Still, I was not convinced I really wanted to go in the Text in Row direction. Was there any other possible solution?

The Solution, Part 1: More Memory, Fewer Tables!

I continued my research and stumbled across another knowledge base article that described circumstances whereby a SQL Server with low memory and lots of tables might significantly increase the unused space for some tables.

This sounded promising because the three databases experiencing this issue were on a server with a total of 50 databases and over 14,000 tables, and having only 2 GB of memory. Could the solution be as simple as moving the problem databases to a new server with fewer databases (fewer tables) and more memory? I had another available server with 8 GB of memory and only 1 user database, with about 1200 tables.
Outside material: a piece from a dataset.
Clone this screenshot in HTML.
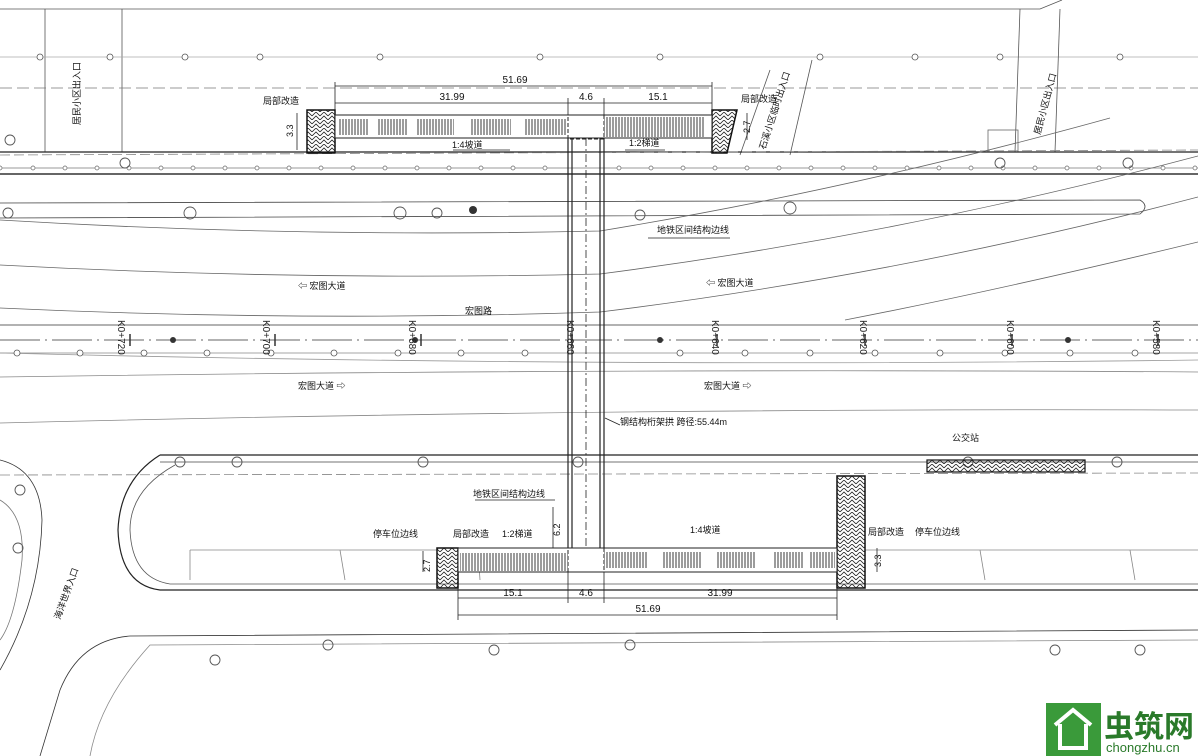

I decided to try moving one of these databases before looking further into Text in Row.  A month later, none of the tables in this database exhibited a high level of unused space. So, here I had the simplest and most effective solution to all the problems: move the problem databases to a server with fewer tables and more available memory.

However, as most DBAs will recognize, the simplest solution isn’t always the one you can implement in all cases.

The Solution, Part 2: Implementing Text in Row

I still had two databases on the old server, both containing tables that continued to experience high levels of unused space. For political reasons, I was not allowed to move these databases to the less crowded server. For these databases, I was forced to explore the Text in Row option.

So, once again, I reclaimed the unused space using the previously described script, but this time, when I recreated the problem tables I used the Text In Row parameter:

Several more weeks passed and all was well in the databases; they had ceased to expand abnormally. So, though it was far from ideal due to deprecation of the Text in Row feature, I had a second workable solution to my problems.

Summary

In some ways, my experiences in solving this problem were typical of that of many DBAs. Often, the ideal solution is out of reach for “political” reasons or for other reasons outside the control of the DBA, such as use of vendor applications with specific restrictions, and so on.

My investigations had led me to the ideal solution: moving each of the problem databases to a server with fewer tables and more memory. However, this solution was only available to me in the case of one of the databases.

For the other two databases, I was left with a solution that “worked” but that may be rendered obsolete in future versions of SQL Server. In a bold move, I opted for the status quo, regardless. I continue to make judicious use of Text In Row and await the opportunity to either move to a new server or to upgrade to SQL 2005, and make use of varchar(max).

In any case, continued and close monitoring of the growth of these databases, both at a database level and at an individual table level, is definitely warranted.